A decade after the recession of 2007, more than half of Baby Boomers feel they have not benefitted from any recovery, according to a new study by the Center for a Secure Retirement (CSR). The survey also found that only 2% believe the economy has fully recovered. Twenty-eight percent are making more conservative investment decisions and 26% have stopped investing.
Throughout the decade, many Boomers have readjusted retirement expectations to meet this situation. Even before the financial crisis, 45% of those with annual household income between $30,000 and $100,000 and less than $1 million in investable assets, expected to retire debt free. Today, that number stands at 34%. Two-thirds of respondents are worried about facing another financial crisis.
The study also revealed that three in 10 (34%) middle-income Boomers plan to rely on personal savings or earnings for their primary source of income in retirement, down from four in 10 before the crisis.

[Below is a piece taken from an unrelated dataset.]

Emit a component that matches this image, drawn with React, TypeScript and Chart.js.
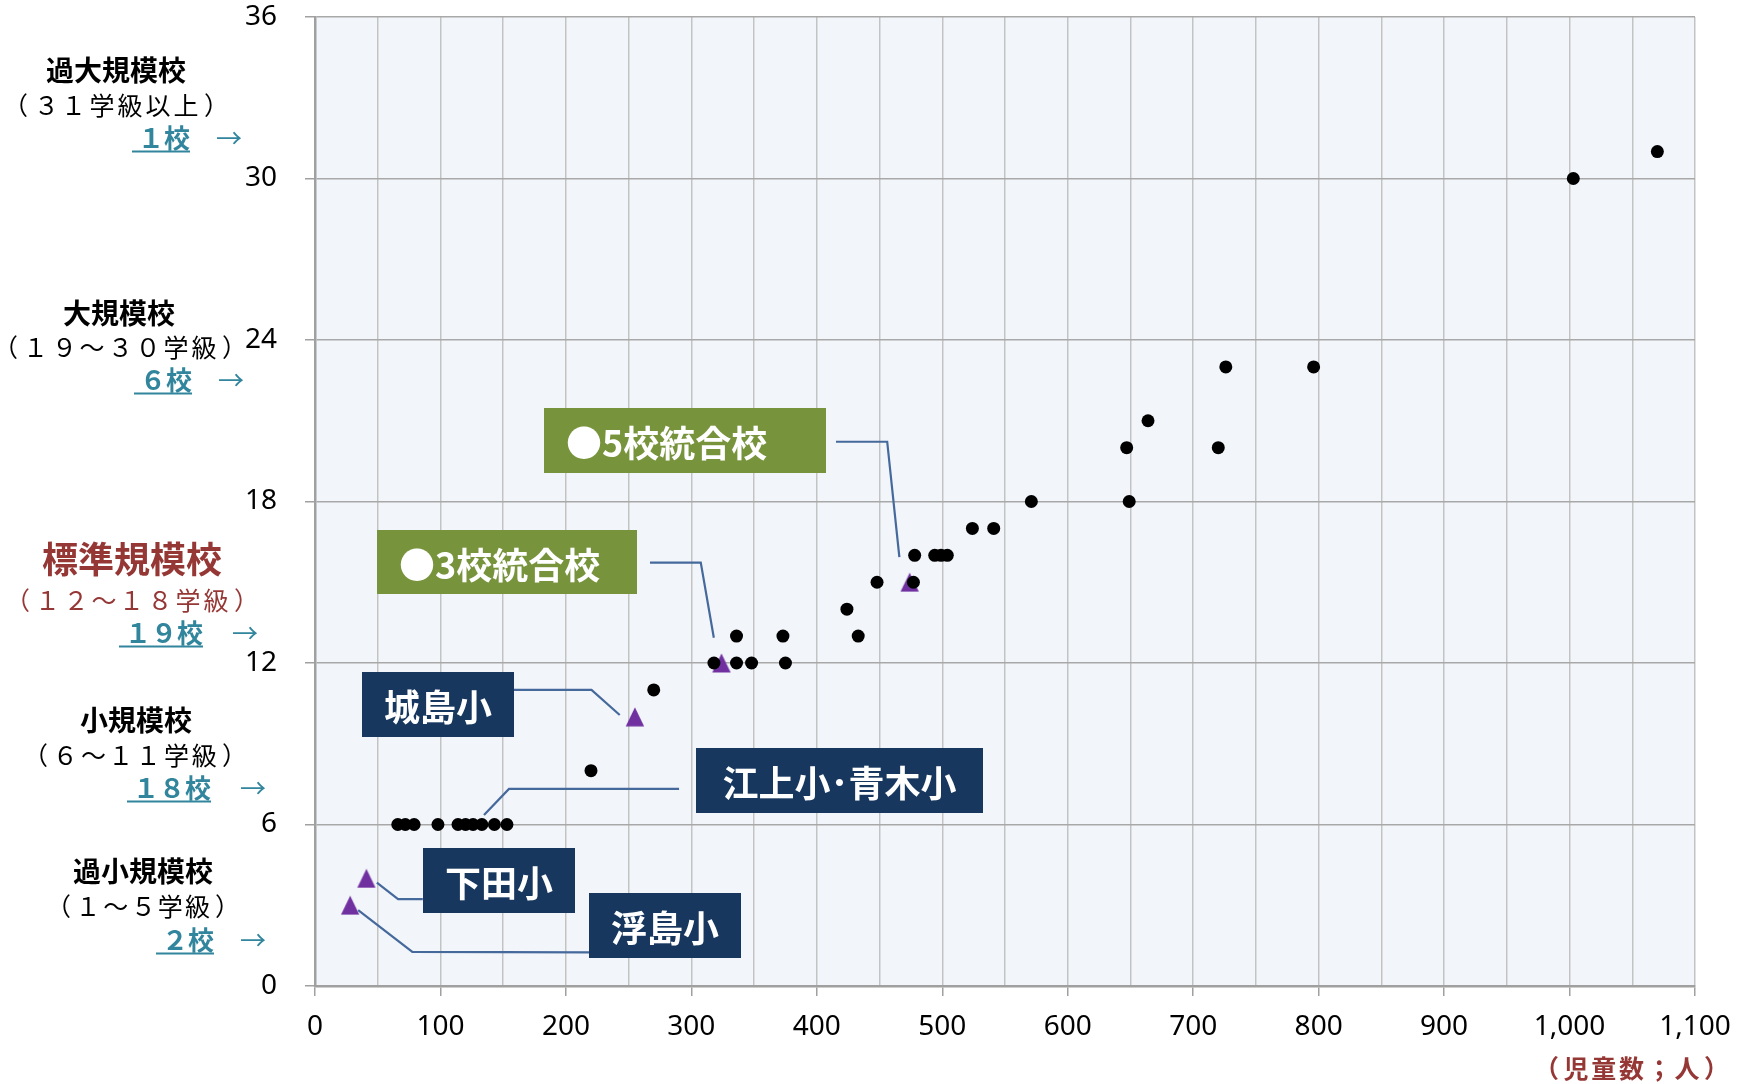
import React, { useEffect, useRef } from 'react';
import { Chart, registerables } from 'chart.js';

Chart.register(...registerables);

// ---- Data ----
// Existing schools: enrollment (児童数) and number of classes (学級数)
const schoolEnrollment = [1070, 1003, 726, 796, 664, 647, 720, 649, 571, 524, 541, 478, 494, 499, 504, 448, 477, 424, 433, 336, 373, 318, 336, 348, 375, 270, 220, 66, 72, 79, 98, 114, 120, 126, 133, 143, 153];
const schoolClasses = [31, 30, 23, 23, 21, 20, 20, 18, 18, 17, 17, 16, 16, 16, 16, 15, 15, 14, 13, 13, 13, 12, 12, 12, 12, 11, 8, 6, 6, 6, 6, 6, 6, 6, 6, 6, 6];
// Highlighted schools (triangles)
const targetEnrollment = [474, 324, 255, 41, 28];
const targetClasses = [15, 12, 10, 4, 3];

const xMin = 0;
const xMax = 1100;
const yMin = 0;
const yMax = 36;
const yStep = 6;
const xStep = 50;

// Size-class labels on the left
const sizeClassNames = ['過大規模校', '大規模校', '標準規模校', '小規模校', '過小規模校'];
const sizeClassRanges = ['（３１学級以上）', '（１９～３０学級）', '（１２～１８学級）', '（６～１１学級）', '（１～５学級）'];
const sizeClassCounts = ['１校', '６校', '１９校', '１８校', '２校'];
const xAxisTitle = '（児童数；人）';

// Callout texts and their anchor paths (in data units)
const calloutTexts = ['●5校統合校', '●3校統合校', '城島小', '江上小･青木小', '下田小', '浮島小'];
const calloutPaths: number[][][] = [
  [[415.3, 20.22], [456.1, 20.22], [465.8, 15.93]],
  [[267.0, 15.73], [307.5, 15.73], [317.9, 12.94]],
  [[158.6, 11.0], [220.4, 11.0], [242.9, 10.07]],
  [[290.2, 7.32], [154.6, 7.32], [134.7, 6.35]],
  [[85.9, 3.23], [66.2, 3.23], [49.3, 3.84]],
  [[218.4, 1.25], [77.6, 1.27], [34.4, 2.82]],
];

// ---- Styles / layout ----
const GREEN = '#77933C';
const NAVY = '#17375E';
const RED = '#953735';
const TEAL = '#31859C';
const PURPLE = '#7030A0';
const LINE = '#46699C';
const BG = '#F2F6FB';
const JP = '"Noto Sans CJK JP", "Noto Sans", sans-serif';

const calloutLayout = [
  { x: 544, y: 408, w: 282, h: 65, fill: GREEN, align: 'left', pad: 22 },
  { x: 377, y: 530, w: 260, h: 64, fill: GREEN, align: 'left', pad: 22 },
  { x: 362, y: 672, w: 152, h: 65, fill: NAVY, align: 'center', pad: 0 },
  { x: 696, y: 748, w: 287, h: 65, fill: NAVY, align: 'center', pad: 0 },
  { x: 423, y: 848, w: 152, h: 65, fill: NAVY, align: 'center', pad: 0 },
  { x: 589, y: 893, w: 152, h: 65, fill: NAVY, align: 'center', pad: 0 },
];

const sizeClassLayout = [
  { cx: 116, nameY: 70, rangeL: 20, rangeR: 212, rangeY: 105, countX: 138, countY: 138, arrowX: 216 },
  { cx: 119, nameY: 313, rangeL: 10, rangeR: 230, rangeY: 347, countX: 140, countY: 380, arrowX: 218 },
  { cx: 132, nameY: 559, rangeL: 22, rangeR: 242, rangeY: 600, countX: 125, countY: 633, arrowX: 232 },
  { cx: 136, nameY: 720, rangeL: 40, rangeR: 230, rangeY: 755, countX: 133, countY: 788, arrowX: 240 },
  { cx: 143, nameY: 871, rangeL: 63, rangeR: 223, rangeY: 906, countX: 162, countY: 940, arrowX: 240 },
];

// draw bracketed full-width text so that its ink spans [L, R]
function drawSpan(ctx: CanvasRenderingContext2D, text: string, L: number, R: number, y: number) {
  const chars = Array.from(text);
  const p = 12;
  const n = chars.length;
  const c = (R - L - 2 * p) / (n - 2);
  ctx.textAlign = 'left';
  chars.forEach((ch, i) => {
    const m = ctx.measureText(ch);
    let x: number;
    if (i === 0) x = L + m.actualBoundingBoxLeft;
    else if (i === n - 1) x = R - m.actualBoundingBoxRight;
    else {
      const center = L + p + c * (i - 1 + 0.5);
      x = center - (m.actualBoundingBoxRight - m.actualBoundingBoxLeft) / 2;
    }
    ctx.fillText(ch, x, y);
  });
}

function makeTriangle(): HTMLCanvasElement {
  const c = document.createElement('canvas');
  c.width = 20;
  c.height = 20;
  const g = c.getContext('2d')!;
  g.fillStyle = PURPLE;
  g.beginPath();
  g.moveTo(10, 0.6);
  g.lineTo(19.2, 19.4);
  g.lineTo(0.8, 19.4);
  g.closePath();
  g.fill();
  return c;
}

const annotationPlugin = {
  id: 'annotations',
  beforeDraw(chart: any) {
    const { ctx, chartArea: a } = chart;
    ctx.save();
    ctx.fillStyle = BG;
    ctx.fillRect(a.left, a.top, a.right - a.left, a.bottom - a.top);
    ctx.restore();
  },
  afterDatasetsDraw(chart: any) {
    const ctx = chart.ctx as CanvasRenderingContext2D;
    const xs = chart.scales.x;
    const ys = chart.scales.y;
    ctx.save();
    calloutPaths.forEach((path) => {
      ctx.beginPath();
      path.forEach(([vx, vy], i) => {
        const px = xs.getPixelForValue(vx);
        const py = ys.getPixelForValue(vy);
        if (i === 0) ctx.moveTo(px, py);
        else ctx.lineTo(px, py);
      });
      ctx.strokeStyle = LINE;
      ctx.lineWidth = 2.2;
      ctx.stroke();
    });
    calloutTexts.forEach((t, i) => {
      const b = calloutLayout[i];
      ctx.fillStyle = b.fill;
      ctx.fillRect(b.x, b.y, b.w, b.h);
      ctx.fillStyle = '#FFFFFF';
      ctx.font = `bold 36px ${JP}`;
      ctx.textBaseline = 'middle';
      ctx.textAlign = b.align as CanvasTextAlign;
      const tx = b.align === 'left' ? b.x + b.pad : b.x + b.w / 2;
      ctx.fillText(t, tx, b.y + b.h / 2 + 3);
    });
    ctx.restore();
  },
  afterDraw(chart: any) {
    const ctx = chart.ctx as CanvasRenderingContext2D;
    ctx.save();
    ctx.textBaseline = 'middle';
    sizeClassNames.forEach((name, i) => {
      const L = sizeClassLayout[i];
      const isStd = i === 2;
      ctx.textAlign = 'center';
      ctx.fillStyle = isStd ? RED : '#000000';
      ctx.font = isStd ? `bold 36px ${JP}` : `bold 28px ${JP}`;
      ctx.fillText(name, L.cx, L.nameY);
      ctx.font = `25px ${JP}`;
      drawSpan(ctx, sizeClassRanges[i], L.rangeL, L.rangeR, L.rangeY);
      // count
      ctx.textAlign = 'left';
      ctx.fillStyle = TEAL;
      ctx.font = `bold 26px ${JP}`;
      const cnt = sizeClassCounts[i];
      ctx.fillText(cnt, L.countX, L.countY);
      const w = ctx.measureText(cnt).width;
      ctx.strokeStyle = TEAL;
      ctx.lineWidth = 2;
      ctx.beginPath();
      ctx.moveTo(L.countX - 6, L.countY + 13.5);
      ctx.lineTo(L.countX + w, L.countY + 13.5);
      ctx.stroke();
      ctx.font = `26px ${JP}`;
      ctx.fillText('→', L.arrowX, L.countY);
    });
    ctx.fillStyle = RED;
    ctx.font = `bold 25px ${JP}`;
    drawSpan(ctx, xAxisTitle, 1550, 1713, 1068);
    ctx.restore();
  },
};

export default function App() {
  const ref = useRef<HTMLCanvasElement | null>(null);

  useEffect(() => {
    if (!ref.current) return;
    const tri = makeTriangle();
    const chart = new Chart(ref.current, {
      type: 'scatter',
      data: {
        datasets: [
          {
            label: 'schools',
            data: schoolEnrollment.map((x, i) => ({ x, y: schoolClasses[i] })),
            backgroundColor: '#000000',
            borderWidth: 0,
            pointRadius: 6.5,
            pointStyle: 'circle',
          },
          {
            label: 'targets',
            data: targetEnrollment.map((x, i) => ({ x, y: targetClasses[i] })),
            backgroundColor: PURPLE,
            borderWidth: 0,
            pointRadius: 10,
            pointStyle: tri,
          },
        ],
      },
      options: {
        responsive: false,
        animation: false,
        devicePixelRatio: 1,
        layout: { padding: { left: 0, right: 51, top: 17, bottom: 0 } },
        plugins: {
          legend: { display: false },
          tooltip: { enabled: false },
        },
        scales: {
          x: {
            type: 'linear',
            min: xMin,
            max: xMax,
            afterFit: (s: any) => {
              s.height = 98;
            },
            ticks: {
              stepSize: xStep,
              autoSkip: false,
              maxRotation: 0,
              padding: 14,
              color: '#000000',
              font: { family: '"Noto Sans", sans-serif', size: 28 },
              callback: (v: any) => (Number(v) % 100 === 0 ? Number(v).toLocaleString('en-US') : ''),
            },
            grid: {
              color: '#C3C3C3',
              lineWidth: 1.5,
              tickLength: 10,
              tickColor: (c: any) => (c.tick && c.tick.value % 100 === 0 ? '#A0A0A0' : 'rgba(0,0,0,0)'),
            },
            border: { color: '#A0A0A0', width: 2.5 },
          },
          y: {
            type: 'linear',
            min: yMin,
            max: yMax,
            afterFit: (s: any) => {
              s.width = 315;
              s.paddingTop = 0;
              s.paddingBottom = 0;
            },
            ticks: {
              stepSize: yStep,
              padding: 28,
              color: '#000000',
              font: { family: '"Noto Sans", sans-serif', size: 28, lineHeight: 1.1 },
            },
            grid: {
              color: '#A8A8A8',
              lineWidth: 1.5,
              tickLength: 10,
              tickColor: '#A0A0A0',
            },
            border: { color: '#A0A0A0', width: 2.5 },
          },
        },
      },
      plugins: [annotationPlugin],
    } as any);
    return () => chart.destroy();
  }, []);

  return (
    <div style={{ position: 'absolute', left: 0, top: 0, width: 1746, height: 1084, background: '#FFFFFF' }}>
      <canvas ref={ref} width={1746} height={1084} style={{ display: 'block', width: 1746, height: 1084 }} />
    </div>
  );
}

This reliance appears to be shifting to Social Security, where four in 10 (38%) middle-income Boomers expect to rely on Social Security for their primary source of retirement income, versus three in 10 before the crisis.
According to the latest CSR report, before the crisis, 35% of middle-income Boomers expected to work full time or part-time in retirement, but today 48% expect to work full or part-time.
“Ten years ago, Baby Boomers had a clear vision of what a personally satisfying retirement looked like,” says Scott Goldberg, president of Bankers Life. “But today, many are realizing they will not be as financially independent in retirement as they once expected.”
With pressing challenges ahead, more than eight in 10 have taken specific actions to meet their new demands: Reduced discretionary expenses (54%), reduced recurring monthly expenses (47%), and creating and maintaining a household budget (35%)
As a result, today more than half (57%) of middle-income Boomers feel confident in meeting their daily financial obligations, up from only 41% during the crisis.
Long-term financial planning, however, is still a target for many. Two in 10 middle-income Boomers now save a smaller percentage of their paycheck, nearly one quarter don’t save anything.
“Boomers should plan for any unexpected costs that can arise, especially expenses related to retirement, such as long-term care or critical illness,” says Goldberg. “Also, they should make a concerted effort to pay down debt before retiring to create more financial flexibility.”
The CSR survey “10 Years After the Crisis: Middle-Income Boomers Rebounding But Not Recovered” is part of a series of studies commissioned by the Bankers Life Center for a Secure Retirement. It was conducted in October 2016 by independent research firm The Blackstone Group.
The findings were from one Internet-based survey of 1,000 middle-income Boomers. Quotas were established based on the U.S. Census Current Population Survey data for age, gender and income to obtain a nationally representative sample.